Productivity Uplift Thesis Via Software-Driven Manufacturing For High-Mix Work
Sources: 1 • Confidence: Medium • Updated: 2026-03-25 17:52
Key takeaways
- Software-driven factories can combine high productivity with high-mix low-volume flexibility, enabling rapid line reconfiguration to respond to submarine program variants and sustainment needs.
- A primary post-Cold War loss in the defense industrial base was skilled labor rather than capital, with nine out of ten manufacturing jobs disappearing and the remaining skilled cohort skewing into late-50s to mid-60s ages.
- Submarine yards can be slowed or stopped by missing sequence-critical material where a single absent part prevents completion of a production step.
- U.S. submarines provide a key military advantage by operating globally with stealth and access while largely undetected.
- Current submarine recapitalization demand for Virginia- and Columbia-class work is approximately 70 million labor hours, more than five times the level from just over a decade ago.
Sections
Productivity Uplift Thesis Via Software-Driven Manufacturing For High-Mix Work
- Software-driven factories can combine high productivity with high-mix low-volume flexibility, enabling rapid line reconfiguration to respond to submarine program variants and sustainment needs.
- Some submarine production areas operate at under 50% labor productivity, and peak mid-1980s performance is characterized as about 0.7 to 0.8 effective productivity.
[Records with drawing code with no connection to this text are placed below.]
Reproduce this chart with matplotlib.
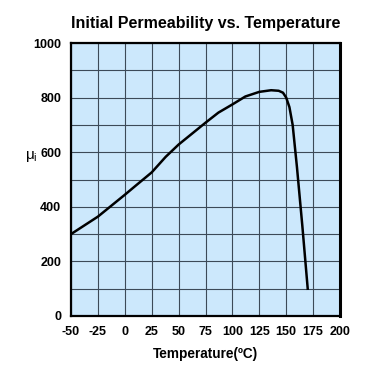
import matplotlib
matplotlib.use("Agg")
import matplotlib.pyplot as plt

plt.rcParams['font.family'] = ['Liberation Sans', 'DejaVu Sans']
plt.rcParams['axes.unicode_minus'] = False

temperature = [-50, -25, 0, 10, 25, 38, 50, 75, 87, 100, 112, 125, 136, 143, 147, 150, 153, 156, 160, 165, 170]
permeability = [300, 364, 444, 477, 526, 583, 628, 708, 745, 775, 804, 821, 827, 825, 818, 800, 765, 700, 545, 330, 100]
x_ticks = [-50, -25, 0, 25, 50, 75, 100, 125, 150, 175, 200]
y_ticks = [0, 200, 400, 600, 800, 1000]

fig = plt.figure(figsize=(3.76, 3.65), dpi=100)
ax = fig.add_axes([71/376, 1-316/365, 269/376, 273/365])
ax.set_facecolor('#cce8fc')
ax.plot(temperature, permeability, color='black', lw=1.8, zorder=3)
ax.set_xlim(-50, 200)
ax.set_ylim(0, 1000)
ax.set_xticks(x_ticks)
ax.set_yticks(y_ticks)
ax.set_yticks(range(0, 1001, 100), minor=True)
ax.grid(True, which='both', color='#3c4a58', lw=0.8)
ax.tick_params(which='both', length=0, labelsize=9, pad=7)
for lab in ax.get_xticklabels() + ax.get_yticklabels():
    lab.set_fontweight('bold')
for s in ax.spines.values():
    s.set_linewidth(1.6)
    s.set_color('black')
ax.spines['right'].set_linewidth(2.2)
ax.set_title('Initial Permeability vs. Temperature', fontsize=11.5, fontweight='bold', pad=11)
ax.set_xlabel('Temperature(ºC)', fontsize=9.8, fontweight='bold', labelpad=7)
fig.text(31/376, 1-157/365, r'μ$_\mathregular{i}$', fontsize=11, ha='center', va='center')
fig.savefig('out.png', dpi=100)
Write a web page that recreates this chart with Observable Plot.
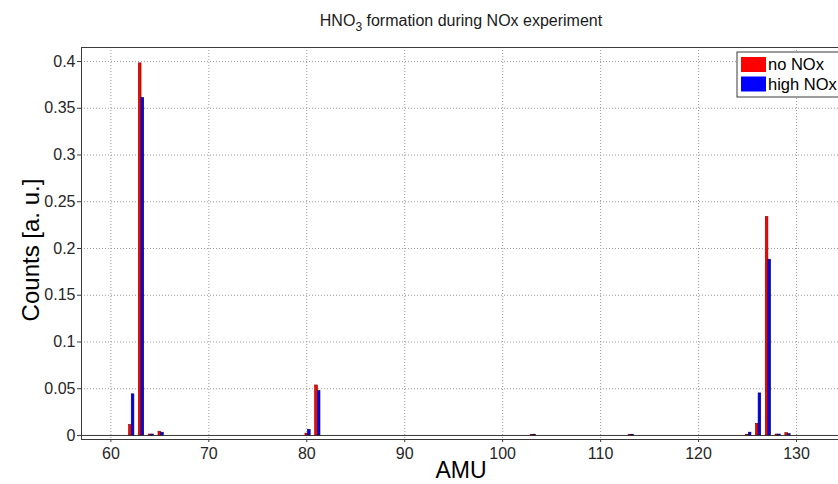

- Software-driven manufacturing is presented as a way to raise productivity by combining accelerated workforce training with digital tools that reduce required headcount for a fixed labor-hour target.
- Submarine construction is exceptionally complex, with tolerancing, precision, quality, and welding demands described as among the most difficult in manufacturing.
Binding Constraint: Skilled Labor And Long Training Pipelines
- A primary post-Cold War loss in the defense industrial base was skilled labor rather than capital, with nine out of ten manufacturing jobs disappearing and the remaining skilled cohort skewing into late-50s to mid-60s ages.
- Submarine production is constrained by availability of skilled people more than by money, because large spending cannot quickly create enough welders, machinists, and inspectors.
- Training a Navy welder to full proficiency takes roughly a decade.
Supply Chain And Sequence-Critical Part Bottlenecks; Outsourcing To Expand Capacity
- Submarine yards can be slowed or stopped by missing sequence-critical material where a single absent part prevents completion of a production step.
- Ramping submarine production requires distributing outsourced work beyond traditional private shipyards to expand national industrial capacity.
- A near-term opportunity for a new facility is manufacturing replacement parts for in-service submarines, including obsolete components from suppliers that no longer exist.
Strategic Role Of Submarines And Deterrence
- U.S. submarines provide a key military advantage by operating globally with stealth and access while largely undetected.
- Ballistic-missile submarines enable credible second-strike nuclear deterrence because they are difficult to find and can retaliate after an attack on the U.S.
Industrial Base Scale Shock And Historical Production Trough
- Current submarine recapitalization demand for Virginia- and Columbia-class work is approximately 70 million labor hours, more than five times the level from just over a decade ago.
- After the Cold War, U.S. submarine production fell sharply, with about three submarines built in the 1990s before Virginia-class production restarted.
Unknowns
- What is the specific required delivery cadence for Virginia- and Columbia-class submarines (targets by year), and how do actual deliveries compare to those targets?
- What are the current workforce counts, attrition rates, and certified-skill bottlenecks (welders, machinists, inspectors) across yards and key suppliers?
- Which specific sequence-critical parts most frequently stop work, and what are their lead times, failure modes, and single-source risks?
- What is the evidence that software-driven manufacturing and accelerated training materially increase output or reduce labor hours in submarine-relevant, high-quality production settings?
- How will outsourced work beyond traditional shipyards be structured (what modules/parts, what qualification standards, and what acceptance criteria), and what is the gating step for new suppliers?